I’m often asked if it’s harder for women in recovery than it is for men. The answer is yes, and no. Both men and women suffer the shame and stigma, the fear of relapse, the burden of forging a different kind of life, the struggle to mend bridges and reconnect with family and friends. But there are subtle differences between the needs of men and women in recovery.

dramatic black and white photo of woman

Research suggests that women more often have past trauma and abuse—experiences that can require trauma-informed programming that treats addiction alongside other mental health conditions during recovery. These programs can be harder to find.

But large numbers of men also have to deal with traumatic and abusive histories, and the difference between the two groups may be negligible.

Women claim to find less recovery support among their co-workers while most men report a supportive work environment when they are working during their recovery. However, the numbers are hard to pin down and much of the evidence is anecdotal.

Women with children have unique difficulties in addiction recovery

When the woman in recovery is a mother she faces unique difficulties on a number of fronts. An in-patient program requires that she secure reliable childcare or have a spouse/partner willing to pick up the slack during what can be a long absence.
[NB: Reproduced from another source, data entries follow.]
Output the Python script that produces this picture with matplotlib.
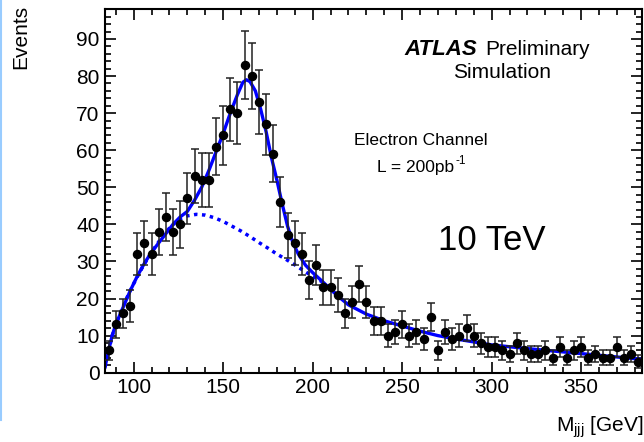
import numpy as np
import matplotlib
matplotlib.use('Agg')
import matplotlib.pyplot as plt
from matplotlib.lines import Line2D
from matplotlib.ticker import MultipleLocator

plt.rcParams['font.family'] = ['Liberation Sans', 'DejaVu Sans']
plt.rcParams['mathtext.fontset'] = 'custom'
plt.rcParams['mathtext.rm'] = 'Liberation Sans'
plt.rcParams['mathtext.it'] = 'Liberation Sans:italic'

# bin centres (4 GeV bins) and event counts
mass = np.arange(86, 383, 4)
events = [6, 13, 16, 18, 32, 35, 32, 38, 42, 38, 40, 47, 53, 52, 52, 61, 64, 71, 70, 83,
          80, 73, 67, 59, 46, 37, 35, 32, 25, 29, 23, 23, 21, 16, 19, 24, 19, 14, 14, 10,
          11, 13, 10, 11, 9, 15, 6, 11, 9, 10, 12, 10, 8, 7, 7, 6, 5, 8, 6, 5,
          5, 6, 4, 7, 4, 6, 7, 4, 5, 4, 4, 7, 4, 5, 3]

# full fit (signal + background)
fit_x = [84, 86, 88, 90, 94, 98, 102, 106, 110, 114, 118, 122, 126, 130, 134, 138, 142,
         146, 150, 154, 158, 161, 163, 165, 168, 171, 174, 177, 180, 183, 186, 189, 192,
         196, 200, 205, 210, 215, 220, 230, 240, 250, 260, 270, 280, 290, 300, 320, 340,
         360, 384]
fit_y = [1.5, 6, 10, 13, 17.5, 22, 26, 29.5, 32.5, 35, 37.5, 40, 42, 43.5, 46.5, 50, 54.5,
         59.5, 64.5, 70, 75, 78.3, 79, 78.5, 76, 71, 65, 58, 52, 45.5, 39.5, 35, 32,
         29, 27, 24.8, 22.5, 20.3, 18.3, 15.8, 14, 12.6, 11.2, 10, 9.1, 8.3, 7.5, 6.5, 5.6,
         4.7, 3.6]

# background only
bkg_x = [84, 88, 92, 96, 100, 105, 110, 115, 120, 125, 130, 135, 140, 145, 150, 155, 160,
         165, 170, 175, 180, 185, 190, 195, 200, 205, 210, 215]
bkg_y = [1.5, 10, 15.5, 20, 24, 28.5, 32.5, 36, 39, 41.3, 42.3, 42.7, 42.5, 41.8, 40.8,
         39.5, 38.2, 36.7, 35.1, 33.6, 32, 30.6, 29.1, 27.5, 26, 24.6, 22.6, 20.3]

fig = plt.figure(figsize=(6.44, 4.42), dpi=100)
ax = fig.add_axes([105 / 644, 1 - 372.7 / 442, 537 / 644, 363.4 / 442])

ax.plot(bkg_x, bkg_y, color='#0000ff', lw=2.5, linestyle=(0, (1, 1.3)))
ax.plot(fit_x, fit_y, color='#0000ff', lw=2.4)
ax.errorbar(mass, events, yerr=np.sqrt(events), fmt='o', color='black', ms=5.8,
            ecolor='#222222', elinewidth=1.1, capsize=3, capthick=1.1, zorder=3)

ax.set_xlim(84, 384)
ax.set_ylim(0, 98)
ax.xaxis.set_major_locator(MultipleLocator(50))
ax.xaxis.set_minor_locator(MultipleLocator(10))
ax.yaxis.set_major_locator(MultipleLocator(10))
ax.yaxis.set_minor_locator(MultipleLocator(2))
ax.tick_params(which='both', direction='in', top=True, right=True, labelsize=15, width=1.2)
ax.tick_params(which='major', length=8, pad=4)
ax.tick_params(which='minor', length=4.5)
for s in ax.spines.values():
    s.set_linewidth(1.5)

fig.text(21 / 644, 1 - 5 / 442, 'Events', rotation=90, ha='center', va='top', fontsize=15)
fig.text(643 / 644, 1 - 432 / 442, r'M$_{\rm jjj}$ [GeV]', ha='right', va='baseline', fontsize=15)

ax.text(0.557, 0.874, 'ATLAS', transform=ax.transAxes, fontsize=16,
        fontweight='bold', fontstyle='italic', va='baseline')
ax.text(0.708, 0.874, 'Preliminary', transform=ax.transAxes, fontsize=15,
        ha='left', va='baseline')
ax.text(0.739, 0.811, 'Simulation', transform=ax.transAxes, fontsize=15,
        ha='center', va='baseline')
ax.text(0.464, 0.627, 'Electron Channel', transform=ax.transAxes, fontsize=12.5,
        va='baseline')
ax.text(0.506, 0.553, 'L = 200pb', transform=ax.transAxes, fontsize=12.5,
        va='baseline')
ax.text(0.652, 0.574, '-1', transform=ax.transAxes, fontsize=8.5, va='baseline')
ax.text(0.621, 0.338, '10 TeV', transform=ax.transAxes, fontsize=25, va='baseline')

# thin light blue slide border on the left
fig.add_artist(Line2D([0.0015, 0.0015], [1 - 420 / 442, 1], color='#99ccff', lw=1.5))

fig.savefig('out.png', dpi=100)
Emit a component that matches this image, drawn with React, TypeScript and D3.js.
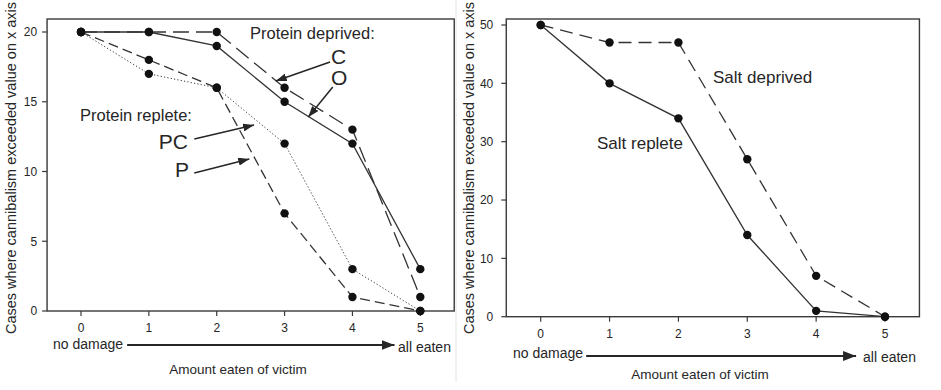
import React, { useEffect, useRef } from 'react';
import * as d3 from 'd3';

// amount eaten categories (0 = no damage, 5 = all eaten)
const amounts = [0, 1, 2, 3, 4, 5];

// left panel: protein experiment
const proteinC = [20, 20, 20, 16, 13, 1];
const proteinO = [20, 20, 19, 15, 12, 3];
const proteinPC = [20, 17, 16, 12, 3, 0];
const proteinP = [20, 18, 16, 7, 1, 0];
const leftYTicks = [0, 5, 10, 15, 20];

// right panel: salt experiment
const saltDeprived = [50, 47, 47, 27, 7, 0];
const saltReplete = [50, 40, 34, 14, 1, 0];
const rightYTicks = [0, 10, 20, 30, 40, 50];

const FONT = '"Liberation Sans", Arial, Helvetica, sans-serif';
const INK = '#262626';

const App = () => {
  const svgRef = useRef<SVGSVGElement>(null);

  useEffect(() => {
    if (!svgRef.current) return;
    const svg = d3.select(svgRef.current);
    svg.selectAll('*').remove();

    const defs = svg.append('defs');
    const addMarker = (id: string, w: number, h: number) => {
      defs.append('marker')
        .attr('id', id)
        .attr('viewBox', `0 0 ${w} ${h}`)
        .attr('refX', w)
        .attr('refY', h / 2)
        .attr('markerWidth', w)
        .attr('markerHeight', h)
        .attr('markerUnits', 'userSpaceOnUse')
        .attr('orient', 'auto')
        .append('path')
        .attr('d', `M0,0L${w},${h / 2}L0,${h}Z`)
        .attr('fill', INK);
    };
    addMarker('head-small', 11, 8);
    addMarker('head-axis', 13, 10);

    // divider between the two images
    svg.append('line')
      .attr('x1', 456).attr('x2', 456)
      .attr('y1', 0).attr('y2', 382)
      .attr('stroke', '#e4e4e4')
      .attr('stroke-width', 1);

    type Series = { values: number[]; dash: string; width: number };

    const drawPanel = (opts: {
      x: d3.ScaleLinear<number, number>;
      y: d3.ScaleLinear<number, number>;
      top: number;
      yTicks: number[];
      series: Series[];
      tickBaseline: number;
      yLabelX: number;
      tickLabelGap: number;
    }) => {
      const { x, y, top, yTicks, series } = opts;
      const g = svg.append('g');
      const [x0, x1] = [x(-0.5), x(5.5)];
      const bottom = y(0);

      g.append('rect')
        .attr('x', x0).attr('y', top)
        .attr('width', x1 - x0).attr('height', bottom - top)
        .attr('fill', 'none')
        .attr('stroke', '#3a3a3a')
        .attr('stroke-width', 1.4);

      // y ticks
      yTicks.forEach(t => {
        g.append('line')
          .attr('x1', x0 - 5).attr('x2', x0)
          .attr('y1', y(t)).attr('y2', y(t))
          .attr('stroke', '#3a3a3a').attr('stroke-width', 1.2);
        g.append('text')
          .attr('x', x0 - opts.tickLabelGap).attr('y', y(t))
          .attr('dy', '0.36em')
          .attr('text-anchor', 'end')
          .attr('font-size', 12)
          .attr('fill', INK)
          .text(t);
      });

      // x ticks
      amounts.forEach(a => {
        g.append('line')
          .attr('x1', x(a)).attr('x2', x(a))
          .attr('y1', bottom).attr('y2', bottom + 5)
          .attr('stroke', '#3a3a3a').attr('stroke-width', 1.2);
        g.append('text')
          .attr('x', x(a)).attr('y', opts.tickBaseline)
          .attr('text-anchor', 'middle')
          .attr('font-size', 12)
          .attr('fill', INK)
          .text(a);
      });

      // y label
      g.append('text')
        .attr('transform', `translate(${opts.yLabelX},168) rotate(-90)`)
        .attr('text-anchor', 'middle')
        .attr('dy', '0.35em')
        .attr('font-size', 14.5)
        .attr('fill', INK)
        .text('Cases where cannibalism exceeded value on x axis');

      const line = d3.line<number>()
        .x((_, i) => x(amounts[i]))
        .y(d => y(d));

      series.forEach(s => {
        g.append('path')
          .datum(s.values)
          .attr('fill', 'none')
          .attr('stroke', '#333')
          .attr('stroke-width', s.width)
          .attr('stroke-dasharray', s.dash)
          .attr('d', line);
      });
      series.forEach(s => {
        g.selectAll(null)
          .data(s.values)
          .join('circle')
          .attr('cx', (_, i) => x(amounts[i]))
          .attr('cy', d => y(d))
          .attr('r', 4.2)
          .attr('fill', '#111');
      });
      return g;
    };

    const text = (g: d3.Selection<SVGGElement, unknown, null, undefined>, px: number, py: number, s: string, size: number, anchor = 'start') =>
      g.append('text')
        .attr('x', px).attr('y', py)
        .attr('text-anchor', anchor)
        .attr('font-size', size)
        .attr('fill', INK)
        .text(s);

    const arrow = (g: d3.Selection<SVGGElement, unknown, null, undefined>, ax: number, ay: number, bx: number, by: number, marker: string, w = 1.5) =>
      g.append('line')
        .attr('x1', ax).attr('y1', ay)
        .attr('x2', bx).attr('y2', by)
        .attr('stroke', INK)
        .attr('stroke-width', w)
        .attr('marker-end', `url(#${marker})`);

    // ---- left panel ----
    const xL = d3.scaleLinear().domain([0, 5]).range([81, 420.3]);
    const yL = d3.scaleLinear().domain([0, 20]).range([311, 32]);
    const gL = drawPanel({
      x: xL, y: yL, top: 19, yTicks: leftYTicks,
      series: [
        { values: proteinC, dash: '16,7', width: 1.3 },
        { values: proteinO, dash: '', width: 1.3 },
        { values: proteinPC, dash: '1.2,2.2', width: 1 },
        { values: proteinP, dash: '10,5', width: 1.3 },
      ],
      tickBaseline: 332,
      yLabelX: 11,
      tickLabelGap: 10,
    });
    text(gL, 250, 39, 'Protein deprived:', 16.5);
    text(gL, 331, 64, 'C', 21);
    text(gL, 331, 85, 'O', 21);
    arrow(gL, xL(3.67), yL(17.85), xL(2.87), yL(16.49), 'head-small');
    arrow(gL, xL(3.71), yL(16.06), xL(3.35), yL(13.9), 'head-small');
    text(gL, 80, 121, 'Protein replete:', 16.5);
    text(gL, 188, 149, 'PC', 21, 'end');
    text(gL, 189, 177, 'P', 21, 'end');
    arrow(gL, xL(1.67), yL(12.33), xL(2.55), yL(13.33), 'head-small');
    arrow(gL, xL(1.67), yL(9.89), xL(2.48), yL(10.9), 'head-small');
    text(gL, 53, 349, 'no damage', 14);
    arrow(gL, xL(0.68), 345, xL(4.62), 345, 'head-axis', 1.8);
    text(gL, 398, 352, 'all eaten', 14);
    text(gL, 238, 374, 'Amount eaten of victim', 13.5, 'middle');

    // ---- right panel ----
    const xR = d3.scaleLinear().domain([0, 5]).range([540.7, 885]);
    const yR = d3.scaleLinear().domain([0, 50]).range([316.7, 25]);
    const gR = drawPanel({
      x: xR, y: yR, top: 19, yTicks: rightYTicks,
      series: [
        { values: saltDeprived, dash: '13,7', width: 1.3 },
        { values: saltReplete, dash: '', width: 1.3 },
      ],
      tickBaseline: 338,
      yLabelX: 469,
      tickLabelGap: 13,
    });
    text(gR, 713, 83, 'Salt deprived', 17);
    text(gR, 597, 149, 'Salt replete', 17);
    text(gR, 513, 358, 'no damage', 14);
    arrow(gR, xR(0.66), 356, xR(4.58), 356, 'head-axis', 1.8);
    text(gR, 863, 362, 'all eaten', 14);
    text(gR, 700, 379, 'Amount eaten of victim', 13.5, 'middle');
  }, []);

  return (
    <svg
      ref={svgRef}
      width={941}
      height={390}
      style={{ position: 'absolute', left: 0, top: 0, background: '#fff', fontFamily: FONT }}
    />
  );
};

export default App;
Women also fear losing custody of their children once they admit to a substance use disorder. And should they wish to have their children with them in recovery and/or a sober living home, the options are few and far between—and almost all programs have age limits for the children and won’t allow children over the average age of twelve.

Addiction is an equal opportunity illness that doesn’t discriminate when it comes to gender. and recovery is a huge hill to climb for both men and women. But there are some very real circumstances that can limit options for women.

Love In The Trenches is proud to support two Baltimore facilities that focus on supporting mothers in recovery: The Center for Addiction and Pregnancy at Johns Hopkins/Bayview and the wonderful new Women’s Center at The Helping Up Mission. And we will continue to seek and research viable options for women in recovery.

In the meantime, please join us in erasing the shame of a substance use disorder for everyone. Shame is the greatest barrier for both men and women when it comes to seeking recovery.